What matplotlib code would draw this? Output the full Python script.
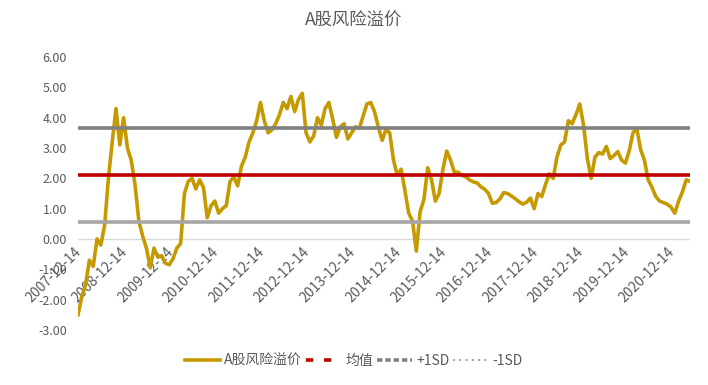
import numpy as np
import pandas as pd
import matplotlib
matplotlib.use("Agg")
import matplotlib.pyplot as plt
from matplotlib.lines import Line2D

plt.rcParams["font.family"] = ["Noto Sans CJK SC", "DejaVu Sans"]

# ---- data (monthly) --------------------------------------------------------
premium = [
    -2.5, -1.9, -1.5, -0.7, -0.9, 0.0, -0.2, 0.45, 2.0, 3.2, 4.3, 3.1,
    4.0, 3.0, 2.6, 1.8, 0.6, 0.1, -0.3, -0.95, -0.3, -0.6, -0.55, -0.8,
    -0.85, -0.65, -0.3, -0.15, 1.5, 1.9, 2.0, 1.65, 1.95, 1.7, 0.7, 1.1,
    1.25, 0.85, 1.0, 1.1, 1.9, 2.05, 1.75, 2.4, 2.7, 3.2, 3.5, 3.9,
    4.5, 3.9, 3.5, 3.6, 3.8, 4.1, 4.5, 4.3, 4.7, 4.2, 4.6, 4.8,
    3.5, 3.2, 3.4, 4.0, 3.75, 4.3, 4.5, 3.95, 3.35, 3.7, 3.8, 3.3,
    3.5, 3.7, 3.65, 4.05, 4.45, 4.5, 4.2, 3.7, 3.25, 3.6, 3.5, 2.6,
    2.1, 2.3, 1.6, 0.85, 0.6, -0.4, 0.9, 1.3, 2.35, 1.95, 1.25, 1.5,
    2.3, 2.9, 2.6, 2.2, 2.2, 2.1, 2.05, 1.95, 1.88, 1.85, 1.72, 1.64,
    1.5, 1.18, 1.2, 1.32, 1.53, 1.5, 1.42, 1.33, 1.23, 1.15, 1.21, 1.35,
    1.0, 1.5, 1.4, 1.8, 2.15, 2.0, 2.7, 3.1, 3.2, 3.9, 3.8, 4.1,
    4.45, 3.75, 2.65, 2.0, 2.7, 2.85, 2.8, 3.05, 2.65, 2.75, 2.88, 2.6,
    2.5, 2.9, 3.5, 3.65, 2.95, 2.6, 1.95, 1.7, 1.4, 1.25, 1.2, 1.15,
    1.05, 0.85, 1.25, 1.55, 1.95, 1.9,
]
start_date = "2007-12-14"
mean_val = 2.10
plus_sd = 3.66
minus_sd = 0.56
tick_labels = [f"{y}-12-14" for y in range(2007, 2021)]

dates = [pd.Timestamp(start_date) + pd.DateOffset(months=i) for i in range(len(premium))]
date_str = [d.strftime("%Y-%m-%d") for d in dates]
x = np.arange(len(premium))

# ---- figure ----------------------------------------------------------------
TXT = "#595959"
fig = plt.figure(figsize=(7.08, 3.85), dpi=100)
ax = fig.add_axes([78 / 708, 1 - 330 / 385, (690 - 78) / 708, (330 - 57) / 385])

ax.axhline(0, color="#D9D9D9", lw=1.0, zorder=1)
ax.plot(x, premium, color="#C49A00", lw=2.6, zorder=3, solid_joinstyle="round")
ax.axhline(mean_val, color="#C00000", lw=2.6, zorder=4)
ax.axhline(plus_sd, color="#808080", lw=2.6, zorder=4)
ax.axhline(minus_sd, color="#A6A6A6", lw=2.6, zorder=4)

ax.set_xlim(0, len(premium) - 1)
ax.set_ylim(-3, 6)
ax.set_yticks(np.arange(-3, 7, 1))
ax.set_yticklabels([f"{v:.2f}" for v in np.arange(-3, 7, 1)])
ax.tick_params(axis="y", length=0, labelsize=9, labelcolor=TXT, pad=8)
ax.set_xticks([])
for s in ax.spines.values():
    s.set_visible(False)

# category labels hang from the zero line
for lbl in tick_labels:
    i = date_str.index(lbl)
    ax.annotate(lbl, (i, 0), xytext=(1, -8), textcoords="offset points",
                rotation=45, rotation_mode="anchor", ha="right", va="center",
                fontsize=10, color=TXT, zorder=2)

fig.text(0.5, 0.945, "A股风险溢价", ha="center", va="center", fontsize=12.5, color=TXT)

handles = [
    Line2D([], [], color="#C49A00", lw=2.6),
    Line2D([], [], color="#C00000", lw=2.6, ls=(0, (2, 3))),
    Line2D([], [], color="#808080", lw=2.6, ls=(0, (1.5, 0.8))),
    Line2D([], [], color="#A6A6A6", lw=1.5, ls=(0, (1, 2))),
]
fig.legend(handles, ["A股风险溢价", "均值", "+1SD", "-1SD"], loc="center",
           bbox_to_anchor=(0.5, 1 - 361 / 385), ncol=4, frameon=False,
           fontsize=10, labelcolor=TXT, handlelength=2.5, handletextpad=0.3,
           columnspacing=0.3)

fig.savefig("out.png", dpi=100)
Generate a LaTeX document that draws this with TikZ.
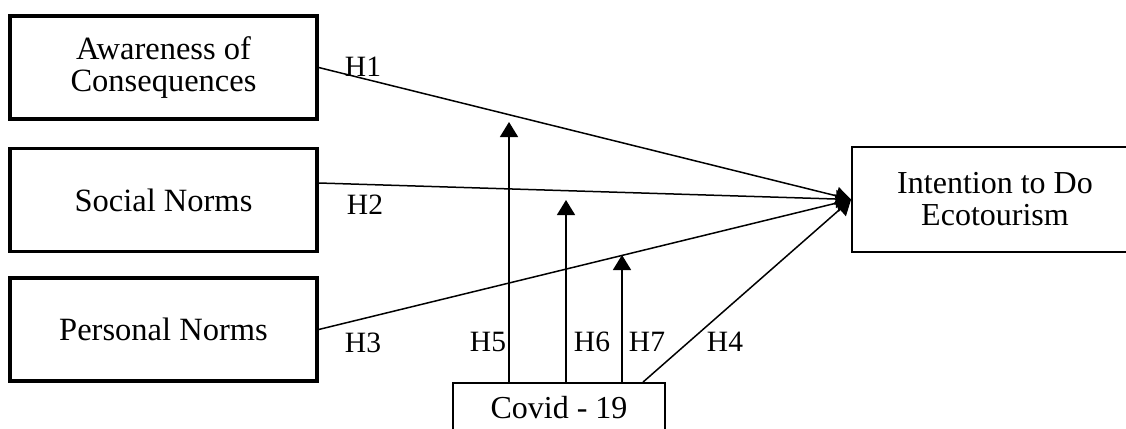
\documentclass[tikz,border=0pt]{standalone}
\usepackage{fontspec}
\setmainfont{Liberation Serif}
\usetikzlibrary{arrows.meta,positioning,calc}

\begin{document}
\begin{tikzpicture}[x=1pt,y=-1pt,>={Triangle[length=15pt,width=18pt]}]
    \tikzstyle{cause}=[draw=black, line width=3.4pt, minimum width=307pt, minimum height=103pt, align=center, inner sep=0pt, font=\fontsize{32.5}{32}\selectfont]
    \tikzstyle{effect}=[draw=black, line width=1.8pt, align=center, inner sep=0pt, font=\fontsize{32}{32}\selectfont]
    \tikzstyle{link}=[line width=1.5pt]
    \tikzstyle{hlab}=[font=\fontsize{29.5}{30}\selectfont, inner sep=0pt]
    \useasboundingbox (0,0) rectangle (1126,428);
    \clip (0,0) rectangle (1126,428);
    \foreach \i/\y/\txt in {ac/67.5/{Awareness of\\Consequences},sn/200/{Social Norms},pn/329.5/{Personal Norms}} {
        \node[cause] (\i) at (163.5,\y) {\txt};
    }
    \node[effect, minimum width=286pt, minimum height=105pt] (ie) at (995,199.5) {Intention to Do\\Ecotourism};
    \node[effect, minimum width=212pt, minimum height=50pt] (cv) at (559,408) {Covid - 19};
    % direct effects
    \draw[->,link] (ac.east) -- (ie.west);
    \draw[->,link] ([yshift=17pt]sn.east) -- (ie.west);
    \draw[->,link] (pn.east) -- (ie.west);
    \draw[->,link] ([xshift=84pt]cv.north) -- (ie.west);
    % moderation
    \coordinate (m5) at (509,122);
    \coordinate (m6) at (566,200);
    \coordinate (m7) at (622,255);
    \foreach \j in {5,6,7} {
        \draw[->,link] (cv.north -| m\j) -- (m\j);
    }
    \foreach \k/\pos in {1/{363,67},2/{365,205},3/{363,343},5/{488,342},6/{592,342},7/{647,342},4/{725,342}} {
        \node[hlab] (h\k) at (\pos) {H\k};
    }
\end{tikzpicture}
\end{document}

+ + + +

* What is expected *
Repeat the lines above, starting at the first and stopping after the line that holds "x = np.arange(len(premium))", with the pictures left out.

* Result for this exercise *
What matplotlib code would draw this? Output the full Python script.
import numpy as np
import pandas as pd
import matplotlib
matplotlib.use("Agg")
import matplotlib.pyplot as plt
from matplotlib.lines import Line2D

plt.rcParams["font.family"] = ["Noto Sans CJK SC", "DejaVu Sans"]

# ---- data (monthly) --------------------------------------------------------
premium = [
    -2.5, -1.9, -1.5, -0.7, -0.9, 0.0, -0.2, 0.45, 2.0, 3.2, 4.3, 3.1,
    4.0, 3.0, 2.6, 1.8, 0.6, 0.1, -0.3, -0.95, -0.3, -0.6, -0.55, -0.8,
    -0.85, -0.65, -0.3, -0.15, 1.5, 1.9, 2.0, 1.65, 1.95, 1.7, 0.7, 1.1,
    1.25, 0.85, 1.0, 1.1, 1.9, 2.05, 1.75, 2.4, 2.7, 3.2, 3.5, 3.9,
    4.5, 3.9, 3.5, 3.6, 3.8, 4.1, 4.5, 4.3, 4.7, 4.2, 4.6, 4.8,
    3.5, 3.2, 3.4, 4.0, 3.75, 4.3, 4.5, 3.95, 3.35, 3.7, 3.8, 3.3,
    3.5, 3.7, 3.65, 4.05, 4.45, 4.5, 4.2, 3.7, 3.25, 3.6, 3.5, 2.6,
    2.1, 2.3, 1.6, 0.85, 0.6, -0.4, 0.9, 1.3, 2.35, 1.95, 1.25, 1.5,
    2.3, 2.9, 2.6, 2.2, 2.2, 2.1, 2.05, 1.95, 1.88, 1.85, 1.72, 1.64,
    1.5, 1.18, 1.2, 1.32, 1.53, 1.5, 1.42, 1.33, 1.23, 1.15, 1.21, 1.35,
    1.0, 1.5, 1.4, 1.8, 2.15, 2.0, 2.7, 3.1, 3.2, 3.9, 3.8, 4.1,
    4.45, 3.75, 2.65, 2.0, 2.7, 2.85, 2.8, 3.05, 2.65, 2.75, 2.88, 2.6,
    2.5, 2.9, 3.5, 3.65, 2.95, 2.6, 1.95, 1.7, 1.4, 1.25, 1.2, 1.15,
    1.05, 0.85, 1.25, 1.55, 1.95, 1.9,
]
start_date = "2007-12-14"
mean_val = 2.10
plus_sd = 3.66
minus_sd = 0.56
tick_labels = [f"{y}-12-14" for y in range(2007, 2021)]

dates = [pd.Timestamp(start_date) + pd.DateOffset(months=i) for i in range(len(premium))]
date_str = [d.strftime("%Y-%m-%d") for d in dates]
x = np.arange(len(premium))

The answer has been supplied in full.